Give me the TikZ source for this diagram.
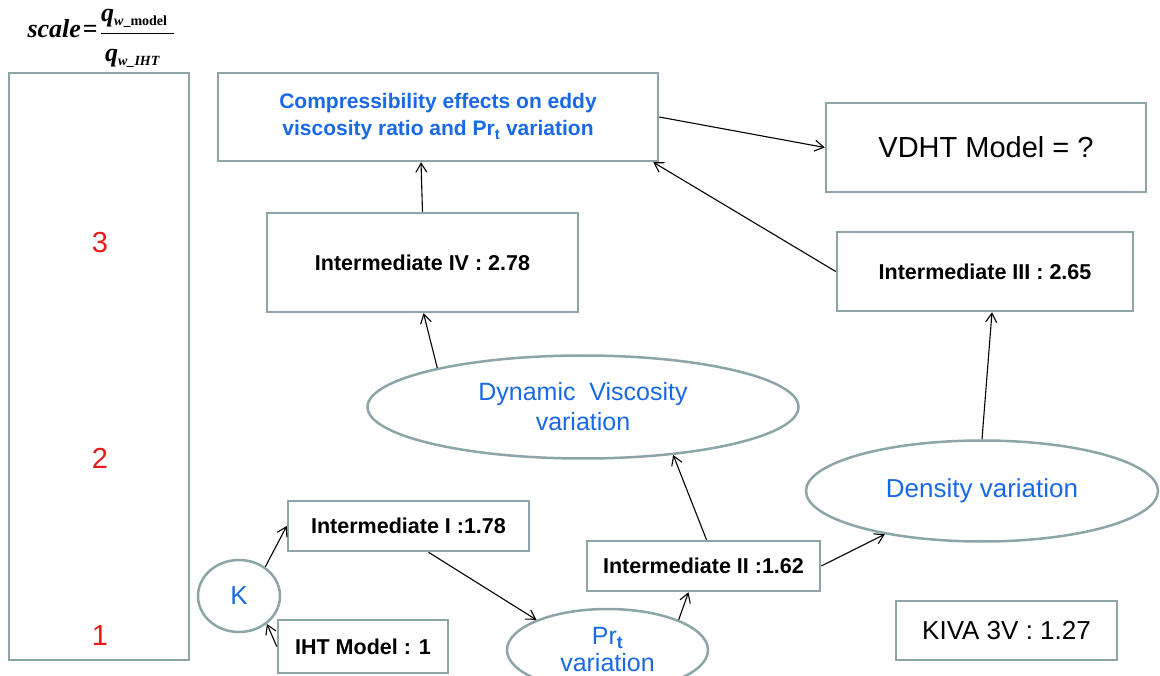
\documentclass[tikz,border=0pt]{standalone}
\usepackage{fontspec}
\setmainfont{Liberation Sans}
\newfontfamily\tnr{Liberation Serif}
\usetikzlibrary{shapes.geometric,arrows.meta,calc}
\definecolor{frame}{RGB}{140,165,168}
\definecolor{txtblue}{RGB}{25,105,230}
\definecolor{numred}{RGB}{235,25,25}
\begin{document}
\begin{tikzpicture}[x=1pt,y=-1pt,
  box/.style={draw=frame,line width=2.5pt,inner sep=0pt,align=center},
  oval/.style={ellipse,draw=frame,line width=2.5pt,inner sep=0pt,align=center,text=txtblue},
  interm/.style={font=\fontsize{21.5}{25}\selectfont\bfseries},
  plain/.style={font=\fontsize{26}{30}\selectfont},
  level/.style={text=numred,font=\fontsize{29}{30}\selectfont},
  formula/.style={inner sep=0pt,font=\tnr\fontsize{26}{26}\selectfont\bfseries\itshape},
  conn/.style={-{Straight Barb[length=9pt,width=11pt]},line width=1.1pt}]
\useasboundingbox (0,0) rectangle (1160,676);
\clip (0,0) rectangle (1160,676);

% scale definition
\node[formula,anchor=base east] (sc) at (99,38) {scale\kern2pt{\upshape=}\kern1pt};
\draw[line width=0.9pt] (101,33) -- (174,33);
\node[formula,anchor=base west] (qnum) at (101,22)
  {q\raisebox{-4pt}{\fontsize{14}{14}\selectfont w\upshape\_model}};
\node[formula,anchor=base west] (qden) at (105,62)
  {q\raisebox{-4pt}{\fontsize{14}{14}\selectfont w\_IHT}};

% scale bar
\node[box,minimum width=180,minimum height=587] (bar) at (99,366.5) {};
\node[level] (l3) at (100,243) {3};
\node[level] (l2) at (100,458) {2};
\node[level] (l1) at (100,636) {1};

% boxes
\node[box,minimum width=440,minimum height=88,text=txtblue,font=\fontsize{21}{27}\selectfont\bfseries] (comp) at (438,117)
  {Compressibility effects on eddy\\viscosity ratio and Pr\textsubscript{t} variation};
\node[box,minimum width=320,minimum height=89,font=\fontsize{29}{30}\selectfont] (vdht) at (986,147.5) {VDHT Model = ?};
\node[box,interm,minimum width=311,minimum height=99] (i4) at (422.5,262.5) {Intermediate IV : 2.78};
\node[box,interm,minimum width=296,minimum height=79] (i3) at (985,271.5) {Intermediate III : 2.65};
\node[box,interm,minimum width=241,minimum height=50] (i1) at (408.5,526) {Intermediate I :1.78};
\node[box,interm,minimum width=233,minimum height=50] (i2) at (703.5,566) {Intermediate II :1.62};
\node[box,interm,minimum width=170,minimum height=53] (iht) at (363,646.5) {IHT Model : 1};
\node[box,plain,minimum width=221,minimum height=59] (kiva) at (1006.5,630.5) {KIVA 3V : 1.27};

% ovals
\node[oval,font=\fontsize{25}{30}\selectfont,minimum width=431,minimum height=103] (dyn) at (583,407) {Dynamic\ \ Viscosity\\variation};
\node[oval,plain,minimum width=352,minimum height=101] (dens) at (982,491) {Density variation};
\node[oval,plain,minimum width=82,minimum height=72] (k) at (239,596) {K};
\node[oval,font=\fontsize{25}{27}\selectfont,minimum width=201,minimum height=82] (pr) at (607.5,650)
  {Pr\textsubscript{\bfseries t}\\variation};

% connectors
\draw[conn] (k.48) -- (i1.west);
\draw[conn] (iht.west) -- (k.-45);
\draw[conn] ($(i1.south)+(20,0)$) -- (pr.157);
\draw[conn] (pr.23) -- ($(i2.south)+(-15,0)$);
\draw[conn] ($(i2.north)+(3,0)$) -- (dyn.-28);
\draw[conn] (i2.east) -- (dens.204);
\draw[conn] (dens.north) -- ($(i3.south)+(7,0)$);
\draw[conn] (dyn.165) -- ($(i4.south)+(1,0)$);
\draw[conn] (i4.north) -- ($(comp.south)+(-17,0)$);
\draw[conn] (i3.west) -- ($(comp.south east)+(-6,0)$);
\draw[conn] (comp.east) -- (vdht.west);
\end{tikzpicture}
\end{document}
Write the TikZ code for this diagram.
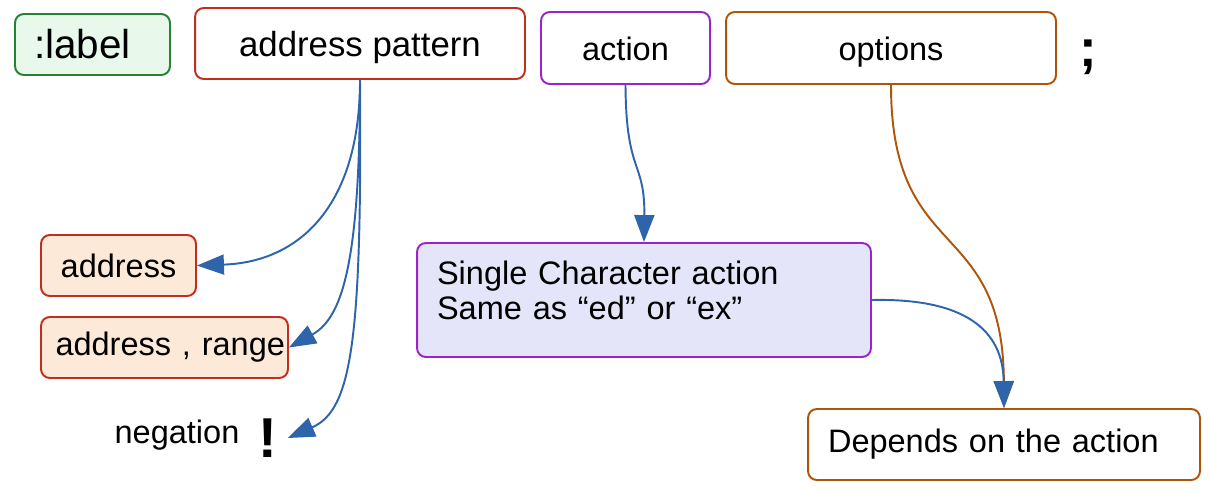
+---+
What is required => Output all of the entries verbatim, leaving out any images.

Reply to the task =>
Give me the TikZ source for this diagram.
\documentclass[tikz,border=0pt]{standalone}
\usepackage{fontspec}
\setmainfont{Liberation Sans}
\newfontfamily\tnr{Liberation Serif}
\usetikzlibrary{shapes.geometric,arrows.meta,calc}
\definecolor{frame}{RGB}{140,165,168}
\definecolor{txtblue}{RGB}{25,105,230}
\definecolor{numred}{RGB}{235,25,25}
\begin{document}
\begin{tikzpicture}[x=1pt,y=-1pt,
  box/.style={draw=frame,line width=2.5pt,inner sep=0pt,align=center},
  oval/.style={ellipse,draw=frame,line width=2.5pt,inner sep=0pt,align=center,text=txtblue},
  interm/.style={font=\fontsize{21.5}{25}\selectfont\bfseries},
  plain/.style={font=\fontsize{26}{30}\selectfont},
  level/.style={text=numred,font=\fontsize{29}{30}\selectfont},
  formula/.style={inner sep=0pt,font=\tnr\fontsize{26}{26}\selectfont\bfseries\itshape},
  conn/.style={-{Straight Barb[length=9pt,width=11pt]},line width=1.1pt}]
\useasboundingbox (0,0) rectangle (1160,676);
\clip (0,0) rectangle (1160,676);

% scale definition
\node[formula,anchor=base east] (sc) at (99,38) {scale\kern2pt{\upshape=}\kern1pt};
\draw[line width=0.9pt] (101,33) -- (174,33);
\node[formula,anchor=base west] (qnum) at (101,22)
  {q\raisebox{-4pt}{\fontsize{14}{14}\selectfont w\upshape\_model}};
\node[formula,anchor=base west] (qden) at (105,62)
  {q\raisebox{-4pt}{\fontsize{14}{14}\selectfont w\_IHT}};

% scale bar
\node[box,minimum width=180,minimum height=587] (bar) at (99,366.5) {};
\node[level] (l3) at (100,243) {3};
\node[level] (l2) at (100,458) {2};
\node[level] (l1) at (100,636) {1};

% boxes
\node[box,minimum width=440,minimum height=88,text=txtblue,font=\fontsize{21}{27}\selectfont\bfseries] (comp) at (438,117)
  {Compressibility effects on eddy\\viscosity ratio and Pr\textsubscript{t} variation};
\node[box,minimum width=320,minimum height=89,font=\fontsize{29}{30}\selectfont] (vdht) at (986,147.5) {VDHT Model = ?};
\node[box,interm,minimum width=311,minimum height=99] (i4) at (422.5,262.5) {Intermediate IV : 2.78};
\node[box,interm,minimum width=296,minimum height=79] (i3) at (985,271.5) {Intermediate III : 2.65};
\node[box,interm,minimum width=241,minimum height=50] (i1) at (408.5,526) {Intermediate I :1.78};
\node[box,interm,minimum width=233,minimum height=50] (i2) at (703.5,566) {Intermediate II :1.62};
\node[box,interm,minimum width=170,minimum height=53] (iht) at (363,646.5) {IHT Model : 1};
\node[box,plain,minimum width=221,minimum height=59] (kiva) at (1006.5,630.5) {KIVA 3V : 1.27};

% ovals
\node[oval,font=\fontsize{25}{30}\selectfont,minimum width=431,minimum height=103] (dyn) at (583,407) {Dynamic\ \ Viscosity\\variation};
\node[oval,plain,minimum width=352,minimum height=101] (dens) at (982,491) {Density variation};
\node[oval,plain,minimum width=82,minimum height=72] (k) at (239,596) {K};
\node[oval,font=\fontsize{25}{27}\selectfont,minimum width=201,minimum height=82] (pr) at (607.5,650)
  {Pr\textsubscript{\bfseries t}\\variation};

% connectors
\draw[conn] (k.48) -- (i1.west);
\draw[conn] (iht.west) -- (k.-45);
\draw[conn] ($(i1.south)+(20,0)$) -- (pr.157);
\draw[conn] (pr.23) -- ($(i2.south)+(-15,0)$);
\draw[conn] ($(i2.north)+(3,0)$) -- (dyn.-28);
\draw[conn] (i2.east) -- (dens.204);
\draw[conn] (dens.north) -- ($(i3.south)+(7,0)$);
\draw[conn] (dyn.165) -- ($(i4.south)+(1,0)$);
\draw[conn] (i4.north) -- ($(comp.south)+(-17,0)$);
\draw[conn] (i3.west) -- ($(comp.south east)+(-6,0)$);
\draw[conn] (comp.east) -- (vdht.west);
\end{tikzpicture}
\end{document}
Write the TikZ code for this diagram.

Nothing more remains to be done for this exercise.